В лучах июльского солнца Дрезден предстал пред нами во всей своей красе. В городе царило радостное оживление. Толпы народа в тот день направлялись на праздник, который устраивали общества любителей немецкого хорового пения. Кучер, которого я торопил, желая быстрее оказаться на кладбище, объяснил, что вынужден прокладывать дорогу среди двадцати тысяч певцов. «Верно, – подумал я, – вот только певца среди них нет». В скором времени мы покинули Дрезден.
Послесловие к тетрадям
Зима 1905 года
Я, Юрген цур Линде, священник, закончил чтение трех тетрадей, содержащих исповедь тенора Людвига Шмидта фон Карлсбурга, когда колокола аббатства Бейрон зазвонили к заутрене. Я спрятал обе рукописи – «Воспоминания немецкой певицы» и тетради отца Стефана – в тайнике и замаскировал отверстие. Потом вышел из кельи и направился во двор. Утро дышало прохладой, еще не рассвело. Повара и поварята разгружали повозки: тащили тяжелые ящики с овощами и фруктами на кухню. Монастырский кузнец, грузный, с черной бородой, правил подковы мулиц. Заспанные послушники торопились в часовню, задирая подолы ряс, чтобы ускорить шаг. Аббатство просыпалось.

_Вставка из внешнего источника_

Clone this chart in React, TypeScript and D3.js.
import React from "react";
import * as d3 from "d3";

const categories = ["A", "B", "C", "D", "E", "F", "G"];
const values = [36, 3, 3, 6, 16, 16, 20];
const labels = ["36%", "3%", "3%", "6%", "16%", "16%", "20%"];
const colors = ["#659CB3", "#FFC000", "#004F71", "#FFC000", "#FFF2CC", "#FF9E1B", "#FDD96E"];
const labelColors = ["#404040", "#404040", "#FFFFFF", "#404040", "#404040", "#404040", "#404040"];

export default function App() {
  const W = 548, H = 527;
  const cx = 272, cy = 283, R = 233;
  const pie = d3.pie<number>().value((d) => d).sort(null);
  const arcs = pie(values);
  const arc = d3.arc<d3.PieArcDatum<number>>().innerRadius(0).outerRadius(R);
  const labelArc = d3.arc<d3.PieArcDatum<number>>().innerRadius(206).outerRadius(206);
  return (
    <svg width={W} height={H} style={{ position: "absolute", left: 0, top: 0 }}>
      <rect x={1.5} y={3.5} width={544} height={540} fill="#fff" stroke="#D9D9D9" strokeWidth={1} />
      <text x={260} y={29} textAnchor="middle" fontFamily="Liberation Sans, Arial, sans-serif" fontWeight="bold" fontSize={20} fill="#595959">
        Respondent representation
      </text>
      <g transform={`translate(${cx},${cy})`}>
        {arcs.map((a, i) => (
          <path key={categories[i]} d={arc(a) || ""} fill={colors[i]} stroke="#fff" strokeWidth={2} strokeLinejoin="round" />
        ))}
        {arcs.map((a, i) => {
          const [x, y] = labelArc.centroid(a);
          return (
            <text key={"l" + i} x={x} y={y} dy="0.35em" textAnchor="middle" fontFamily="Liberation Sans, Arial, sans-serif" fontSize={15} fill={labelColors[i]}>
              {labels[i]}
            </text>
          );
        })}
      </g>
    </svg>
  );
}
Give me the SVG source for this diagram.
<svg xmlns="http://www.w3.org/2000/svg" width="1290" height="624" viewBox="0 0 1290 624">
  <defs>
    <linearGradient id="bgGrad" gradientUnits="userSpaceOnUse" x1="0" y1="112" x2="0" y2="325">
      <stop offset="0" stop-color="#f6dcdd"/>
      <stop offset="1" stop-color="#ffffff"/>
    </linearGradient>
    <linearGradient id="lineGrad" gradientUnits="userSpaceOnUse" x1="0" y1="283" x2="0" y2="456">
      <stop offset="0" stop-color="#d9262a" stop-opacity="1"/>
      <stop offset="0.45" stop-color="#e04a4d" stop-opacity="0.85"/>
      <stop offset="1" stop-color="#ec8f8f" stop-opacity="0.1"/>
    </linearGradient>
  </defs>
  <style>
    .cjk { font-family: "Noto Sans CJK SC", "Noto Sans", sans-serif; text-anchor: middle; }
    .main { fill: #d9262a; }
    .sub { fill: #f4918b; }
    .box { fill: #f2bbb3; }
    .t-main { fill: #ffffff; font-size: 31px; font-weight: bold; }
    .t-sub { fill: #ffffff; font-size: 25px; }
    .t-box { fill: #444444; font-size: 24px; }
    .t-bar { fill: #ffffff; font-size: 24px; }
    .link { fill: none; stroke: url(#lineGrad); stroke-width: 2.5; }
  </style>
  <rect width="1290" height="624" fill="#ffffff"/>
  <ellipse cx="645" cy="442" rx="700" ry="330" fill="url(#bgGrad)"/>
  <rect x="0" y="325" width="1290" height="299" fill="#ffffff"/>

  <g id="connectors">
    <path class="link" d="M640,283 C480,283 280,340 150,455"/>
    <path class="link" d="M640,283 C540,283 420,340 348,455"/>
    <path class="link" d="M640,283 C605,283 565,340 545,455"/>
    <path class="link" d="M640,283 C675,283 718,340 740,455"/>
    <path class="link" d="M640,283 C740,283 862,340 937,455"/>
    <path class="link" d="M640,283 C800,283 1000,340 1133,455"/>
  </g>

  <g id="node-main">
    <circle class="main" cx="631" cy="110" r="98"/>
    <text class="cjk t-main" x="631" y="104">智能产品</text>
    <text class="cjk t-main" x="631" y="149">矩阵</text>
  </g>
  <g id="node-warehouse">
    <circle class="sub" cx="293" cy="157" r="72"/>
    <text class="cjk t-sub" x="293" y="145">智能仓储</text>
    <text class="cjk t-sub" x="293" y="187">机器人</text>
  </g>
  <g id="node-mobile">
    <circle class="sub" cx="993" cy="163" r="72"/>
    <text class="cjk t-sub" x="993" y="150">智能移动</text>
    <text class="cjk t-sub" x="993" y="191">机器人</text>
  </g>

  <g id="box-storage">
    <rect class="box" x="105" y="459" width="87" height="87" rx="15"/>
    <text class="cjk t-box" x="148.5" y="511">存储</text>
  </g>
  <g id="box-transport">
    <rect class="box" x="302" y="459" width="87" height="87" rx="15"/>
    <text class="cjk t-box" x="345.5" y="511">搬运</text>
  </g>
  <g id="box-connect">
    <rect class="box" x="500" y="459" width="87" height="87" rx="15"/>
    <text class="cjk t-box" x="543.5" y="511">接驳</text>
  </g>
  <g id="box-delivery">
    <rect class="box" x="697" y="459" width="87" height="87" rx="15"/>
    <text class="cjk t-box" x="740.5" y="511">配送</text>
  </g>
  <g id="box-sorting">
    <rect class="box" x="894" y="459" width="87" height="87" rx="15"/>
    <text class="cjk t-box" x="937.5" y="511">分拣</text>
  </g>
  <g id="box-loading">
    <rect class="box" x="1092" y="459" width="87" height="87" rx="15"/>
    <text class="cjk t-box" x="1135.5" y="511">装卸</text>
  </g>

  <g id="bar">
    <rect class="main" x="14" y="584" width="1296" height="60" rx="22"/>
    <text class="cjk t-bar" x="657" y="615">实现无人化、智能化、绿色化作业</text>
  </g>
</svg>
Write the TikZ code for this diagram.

Во время заутрени я, не переставая, думал о Людвиге Шмидте. Что стало с его душой? Принял ли ее Господь в Царстве Небесном? И тут же содрогнулся от собственного благодушия. Как я мог сомневаться в участи изверга, который убил более трехсот женщин и сверх того стал причиной смерти господина директора и тети Констанции?
Мои принципы пошатнулись. Законы морали требовали осудить тенора, но мое сознание противилось этому вердикту. Над Людвигом Шмидтом фон Карлсбургом довлела иная воля, с которой он не мог совладать. Сумел бы самый лучший пловец плыть против течения Рейна? Так что в моих глазах Людвиг Шмидт был скорее жертвой, нежели преступником. Меру его страданий не дано познать ни одному человеку. Так как я мог судить его? Его последнее деяние, несомненно, явилось великим подвигом: своей смертью он искупил грехи наследников Тристана и Изольды. Не то ли сделал Господь наш Иисус Христос, взойдя на крест во имя спасения рода человеческого? Так и Людвиг пожертвовал жизнью, чтобы освободить Марианну от чар древнего заклятия. Какое великодушное и самоотверженное деяние!
* * *
После обеда я направился к отцу Игнатию, самому старому бенедиктинцу из живших в аббатстве Бейрон. Отцу Игнатию минуло девяносто лет. Тело его было немощно, но он сумел сохранить ясность ума. Премудростью своей отец Игнатий превосходил любого немецкого философа.
Мы прогулялись до каменной стены, окаймлявшей южную часть аббатства. Отсюда открывался великолепный вид: горы возносились к небу, величественные, словно колонны соборов, по их склонам зелеными мазками были разбросаны деревья, легкий ветерок шелестел в кронах и долетал до наших лиц.